*Information provided*
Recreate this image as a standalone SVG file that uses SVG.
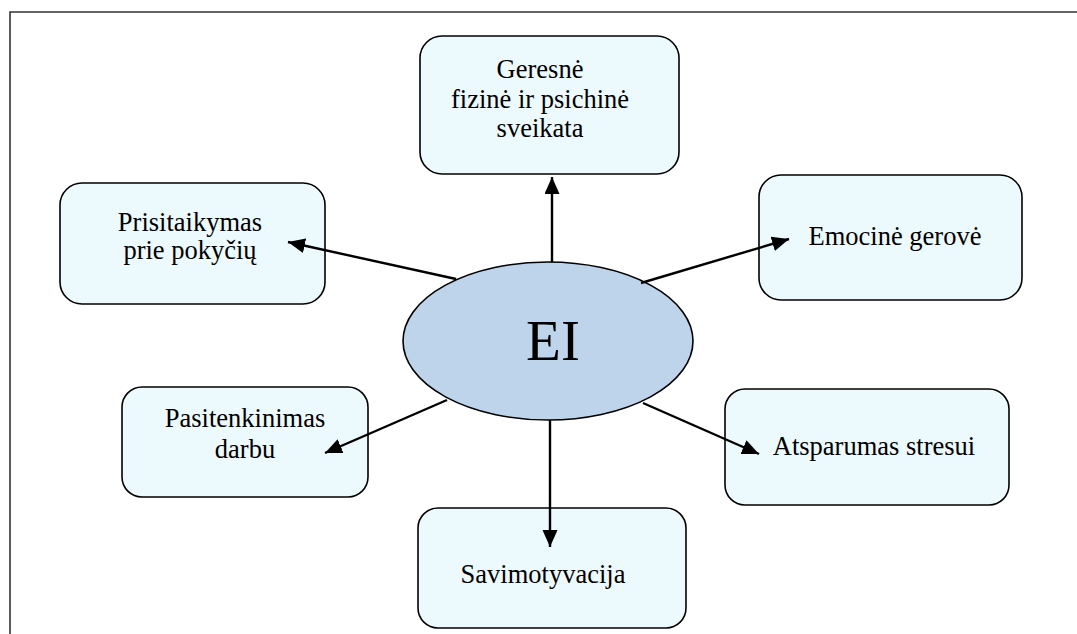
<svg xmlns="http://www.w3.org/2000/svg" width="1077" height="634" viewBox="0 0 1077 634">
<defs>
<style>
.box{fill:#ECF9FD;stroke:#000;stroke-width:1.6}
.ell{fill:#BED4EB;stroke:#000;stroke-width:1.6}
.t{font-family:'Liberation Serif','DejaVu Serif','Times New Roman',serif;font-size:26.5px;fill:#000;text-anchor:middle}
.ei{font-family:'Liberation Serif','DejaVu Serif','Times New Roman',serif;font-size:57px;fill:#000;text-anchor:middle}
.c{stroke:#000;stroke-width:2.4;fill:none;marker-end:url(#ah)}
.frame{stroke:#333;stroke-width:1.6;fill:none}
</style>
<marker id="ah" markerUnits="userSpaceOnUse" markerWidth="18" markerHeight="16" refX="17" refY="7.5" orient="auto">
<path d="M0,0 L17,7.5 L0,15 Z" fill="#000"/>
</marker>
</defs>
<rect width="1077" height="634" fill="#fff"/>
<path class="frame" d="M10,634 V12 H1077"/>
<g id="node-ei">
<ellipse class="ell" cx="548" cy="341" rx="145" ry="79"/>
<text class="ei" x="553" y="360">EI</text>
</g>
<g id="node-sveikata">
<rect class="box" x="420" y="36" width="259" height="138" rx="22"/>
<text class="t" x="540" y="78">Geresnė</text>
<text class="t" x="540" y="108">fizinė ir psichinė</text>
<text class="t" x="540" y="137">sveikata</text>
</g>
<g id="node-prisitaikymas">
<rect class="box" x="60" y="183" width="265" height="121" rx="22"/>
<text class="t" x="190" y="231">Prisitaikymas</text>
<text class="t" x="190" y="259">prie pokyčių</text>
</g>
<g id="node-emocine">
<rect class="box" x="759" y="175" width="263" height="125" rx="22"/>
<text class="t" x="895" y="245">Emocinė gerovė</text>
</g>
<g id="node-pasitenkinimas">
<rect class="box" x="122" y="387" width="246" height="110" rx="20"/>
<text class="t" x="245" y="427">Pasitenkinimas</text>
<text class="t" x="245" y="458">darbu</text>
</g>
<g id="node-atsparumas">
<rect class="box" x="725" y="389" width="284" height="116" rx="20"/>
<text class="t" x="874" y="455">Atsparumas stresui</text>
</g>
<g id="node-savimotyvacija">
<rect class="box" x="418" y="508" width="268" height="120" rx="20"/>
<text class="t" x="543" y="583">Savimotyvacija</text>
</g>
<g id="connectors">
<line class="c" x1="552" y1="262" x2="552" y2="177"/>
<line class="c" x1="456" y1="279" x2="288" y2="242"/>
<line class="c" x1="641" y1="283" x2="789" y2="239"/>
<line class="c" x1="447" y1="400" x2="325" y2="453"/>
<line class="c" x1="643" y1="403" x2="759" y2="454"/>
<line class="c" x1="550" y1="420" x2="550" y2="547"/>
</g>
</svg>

*Brief*
Leave out the pictures and print every line of the data exactly.

*In response*
Recreate this image as a standalone SVG file that uses SVG.
<svg xmlns="http://www.w3.org/2000/svg" width="1077" height="634" viewBox="0 0 1077 634">
<defs>
<style>
.box{fill:#ECF9FD;stroke:#000;stroke-width:1.6}
.ell{fill:#BED4EB;stroke:#000;stroke-width:1.6}
.t{font-family:'Liberation Serif','DejaVu Serif','Times New Roman',serif;font-size:26.5px;fill:#000;text-anchor:middle}
.ei{font-family:'Liberation Serif','DejaVu Serif','Times New Roman',serif;font-size:57px;fill:#000;text-anchor:middle}
.c{stroke:#000;stroke-width:2.4;fill:none;marker-end:url(#ah)}
.frame{stroke:#333;stroke-width:1.6;fill:none}
</style>
<marker id="ah" markerUnits="userSpaceOnUse" markerWidth="18" markerHeight="16" refX="17" refY="7.5" orient="auto">
<path d="M0,0 L17,7.5 L0,15 Z" fill="#000"/>
</marker>
</defs>
<rect width="1077" height="634" fill="#fff"/>
<path class="frame" d="M10,634 V12 H1077"/>
<g id="node-ei">
<ellipse class="ell" cx="548" cy="341" rx="145" ry="79"/>
<text class="ei" x="553" y="360">EI</text>
</g>
<g id="node-sveikata">
<rect class="box" x="420" y="36" width="259" height="138" rx="22"/>
<text class="t" x="540" y="78">Geresnė</text>
<text class="t" x="540" y="108">fizinė ir psichinė</text>
<text class="t" x="540" y="137">sveikata</text>
</g>
<g id="node-prisitaikymas">
<rect class="box" x="60" y="183" width="265" height="121" rx="22"/>
<text class="t" x="190" y="231">Prisitaikymas</text>
<text class="t" x="190" y="259">prie pokyčių</text>
</g>
<g id="node-emocine">
<rect class="box" x="759" y="175" width="263" height="125" rx="22"/>
<text class="t" x="895" y="245">Emocinė gerovė</text>
</g>
<g id="node-pasitenkinimas">
<rect class="box" x="122" y="387" width="246" height="110" rx="20"/>
<text class="t" x="245" y="427">Pasitenkinimas</text>
<text class="t" x="245" y="458">darbu</text>
</g>
<g id="node-atsparumas">
<rect class="box" x="725" y="389" width="284" height="116" rx="20"/>
<text class="t" x="874" y="455">Atsparumas stresui</text>
</g>
<g id="node-savimotyvacija">
<rect class="box" x="418" y="508" width="268" height="120" rx="20"/>
<text class="t" x="543" y="583">Savimotyvacija</text>
</g>
<g id="connectors">
<line class="c" x1="552" y1="262" x2="552" y2="177"/>
<line class="c" x1="456" y1="279" x2="288" y2="242"/>
<line class="c" x1="641" y1="283" x2="789" y2="239"/>
<line class="c" x1="447" y1="400" x2="325" y2="453"/>
<line class="c" x1="643" y1="403" x2="759" y2="454"/>
<line class="c" x1="550" y1="420" x2="550" y2="547"/>
</g>
</svg>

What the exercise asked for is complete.